Another quick (and a naughty) way to arrive at the answer is to set up a system of Algebraic equations. If ${z=x+iy}$, then you have
$${\arg((x-3) + iy) = \frac{-3\pi}{4}}$$
So what? Well, if ${z=x+iy}$, then ${\frac{y}{x}}$ will give you the tangent of the acute angle that the complex number makes with the pos/neg real axis (whether it's positive or negative depends on the quadrant the number lies in). Since ${-\frac{3\pi}{4}}$ is half way between ${-\frac{\pi}{2}}$ and ${-\pi}$, the acute angle it will make with the axis is ${\frac{\pi}{4}}$ (you can refer to the diagrams above once again to see what I mean):
So
$${\frac{y}{x-3}=\tan\left(\frac{\pi}{4}\right)=1}$$
Now, using
$${\arg((x+3)+iy)=-\frac{\pi}{2}}$$
will lead to a slight problem, since you will end up saying something like
$${\frac{y}{x+3}\stackrel{?}{=}\tan\left(\frac{\pi}{2}\right)}$$
(but - ${\tan(x)}$ "blows up to infinity" at ${x=\frac{\pi}{2}}$).
What's the solution to this? Well a bit of thought will lead you to ${x=-3}$. Now, subbing in ${x=-3}$ into the first equation gives
$${\frac{y}{-6}=1}$$
Which gives us ${y=-6}$. Hence ${z=x+iy=-3-6i}$.
Can you see what’s going on here? You can look up how to draw diagrams of points and lines in the complex plane.
To break it into pieces, think about what $\arg(u) = \theta$ means.
so the argument is simply the angle the complex number makes with the real axis when plotted on an argand diagram (note that a negative angle means you go clockwise from the positive real axis). In general arg(Z-a) is a half line starting at the point a. I have done a sketch to hopefully show this.
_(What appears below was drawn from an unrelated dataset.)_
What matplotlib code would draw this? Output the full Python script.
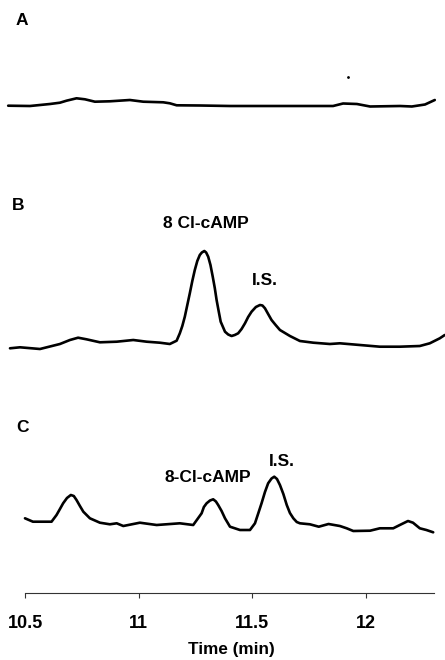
import numpy as np
import matplotlib
matplotlib.use("Agg")
import matplotlib.pyplot as plt

# chromatogram traces, time in min, response in arbitrary units above baseline
time_a = [10.425, 10.521, 10.609, 10.653, 10.682, 10.726, 10.763, 10.807, 10.873,
          10.961, 11.020, 11.108, 11.137, 11.167, 11.270, 11.402, 11.622, 11.856,
          11.900, 11.961, 12.019, 12.151, 12.203, 12.261, 12.304]
resp_a = [0.3, 0, 2, 3.3, 5.3, 7.7, 6.7, 4.3, 4.7,
          6, 4.3, 3.7, 2.7, 0.7, 0.5, 0, 0, 0,
          2.5, 2, -0.5, 0, -0.5, 1.5, 6]

time_b = [10.433, 10.477, 10.565, 10.653, 10.697, 10.733, 10.770, 10.829, 10.903,
          10.976, 11.035, 11.093, 11.137, 11.167, 11.181, 11.192, 11.203, 11.214,
          11.225, 11.236, 11.247, 11.258, 11.269, 11.278, 11.289, 11.297, 11.306,
          11.316, 11.326, 11.335, 11.343, 11.352, 11.361, 11.380, 11.394, 11.409,
          11.423, 11.438, 11.453, 11.468, 11.482, 11.497, 11.516, 11.534, 11.545,
          11.556, 11.570, 11.585, 11.603, 11.622, 11.666, 11.710, 11.769, 11.842,
          11.886, 11.974, 12.062, 12.150, 12.238, 12.282, 12.326, 12.348]
resp_b = [-2.3, -1.3, -3, 2, 6, 8.3, 6.7, 3.7, 4.3,
          6, 4.3, 3.3, 2, 5.3, 12.7, 20, 29.3, 41,
          52.7, 65, 76, 85, 91, 93.5, 95, 93.5, 89.3,
          81, 69.3, 58, 46, 35, 24.3, 14.3, 11.5, 10,
          11, 12.7, 17, 22.7, 29, 34.3, 39, 41, 40.5,
          37.7, 32, 26, 21, 16, 10, 5, 3.3, 2,
          2.7, 1, -0.7, -0.7, 0, 2.7, 7.7, 11]

time_c = [10.499, 10.534, 10.616, 10.638, 10.653, 10.667, 10.684, 10.701, 10.714,
          10.726, 10.741, 10.756, 10.785, 10.829, 10.873, 10.903, 10.932, 11.005,
          11.079, 11.181, 11.240, 11.277, 11.287, 11.299, 11.314, 11.328, 11.340,
          11.350, 11.365, 11.380, 11.391, 11.402, 11.446, 11.490, 11.512, 11.527,
          11.541, 11.556, 11.570, 11.585, 11.597, 11.609, 11.622, 11.637, 11.652,
          11.666, 11.681, 11.696, 11.710, 11.754, 11.793, 11.836, 11.886, 11.916,
          11.945, 12.019, 12.062, 12.121, 12.150, 12.186, 12.208, 12.238, 12.267,
          12.297]
resp_c = [6.7, 3.3, 3.3, 10, 16, 21.7, 27, 30, 29,
          25, 19, 13.3, 6.7, 2.3, 0.7, 1.7, -1, 2.3,
          0, 1.7, 0, 11.7, 18, 21.7, 24.5, 25.7, 23.5,
          20, 14, 6.7, 2.5, -1.7, -5, -5, 1.7, 12,
          21.7, 33, 41.7, 46.5, 48.3, 46, 40, 31, 20,
          12, 6.7, 3, 1.7, 0.7, -1.7, 1, -1, -3.3,
          -6, -5.7, -3.3, -3.3, 0, 4, 2.3, -3.3, -5,
          -7.3]

panel_labels = ["A", "B", "C"]
x_ticks = [10.5, 11, 11.5, 12]
x_tick_labels = ["10.5", "11", "11.5", "12"]

# stacking offsets for the three panels
offsets = [554, 314, 135]

plt.rcParams['font.family'] = ['Liberation Sans', 'DejaVu Sans']

fig = plt.figure(figsize=(4.45, 6.6), dpi=100)
ax = fig.add_axes([0, 0, 1, 1])
ax.set_xlim(10.389, 12.349)
ax.set_ylim(0, 660)

for t, r, off in zip([time_a, time_b, time_c], [resp_a, resp_b, resp_c], offsets):
    ax.plot(t, np.array(r) + off, color='black', lw=1.9,
            solid_joinstyle='round', solid_capstyle='round')

# stray speck in panel A
ax.plot([11.922], [29 + offsets[0]], 'o', color='black', ms=1.0)

for lab, x, y in zip(panel_labels, [10.485, 10.468, 10.488], [639.5, 454, 232.5]):
    ax.text(x, y, lab, ha='center', va='center', fontsize=12.5, fontweight='bold')

ax.text(11.296, 437, "8 Cl-cAMP", ha='center', va='center', fontsize=12.5, fontweight='bold')
ax.text(11.556, 379.5, "I.S.", ha='center', va='center', fontsize=12.5, fontweight='bold')
ax.text(11.303, 182, "8-Cl-cAMP", ha='center', va='center', fontsize=12.5, fontweight='bold')
ax.text(11.631, 198, "I.S.", ha='center', va='center', fontsize=12.5, fontweight='bold')

# bottom time axis
for side in ['top', 'right', 'left']:
    ax.spines[side].set_visible(False)
ax.spines['bottom'].set_position(('data', 67))
ax.spines['bottom'].set_bounds(10.5, 12.3)
ax.spines['bottom'].set_color('#333333')
ax.spines['bottom'].set_linewidth(0.8)
ax.set_yticks([])
ax.set_xticks(x_ticks)
ax.set_xticklabels(x_tick_labels, fontsize=13, fontweight='bold')
ax.tick_params(axis='x', direction='out', length=3.6, width=0.8, color='#333333', pad=12)
ax.set_xlabel("Time (min)", fontsize=12.3, fontweight='bold')
ax.xaxis.set_label_coords(0.519, 0.027)

fig.savefig("out.png", dpi=100)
Note that $\operatorname{Arg}(z-3)=-\frac{3\pi}4$ is
$$x+i y-3=re^{\frac{-3\pi}{4}i }= -\frac r{\sqrt2} -\frac r{\sqrt2} i $$
which leads to $x-3= -\frac r{\sqrt2},\>\>\>y = -\frac r{\sqrt2} $, or
$$y=x-3$$
Thus, $\operatorname{Arg}(z-3)=-\frac{3\pi}4$ represents a line. Similarly, $\operatorname{Arg}(z+3)=-\frac{\pi}2$ represents $x=-3$. The two lines intersect at $z= -3-6i$.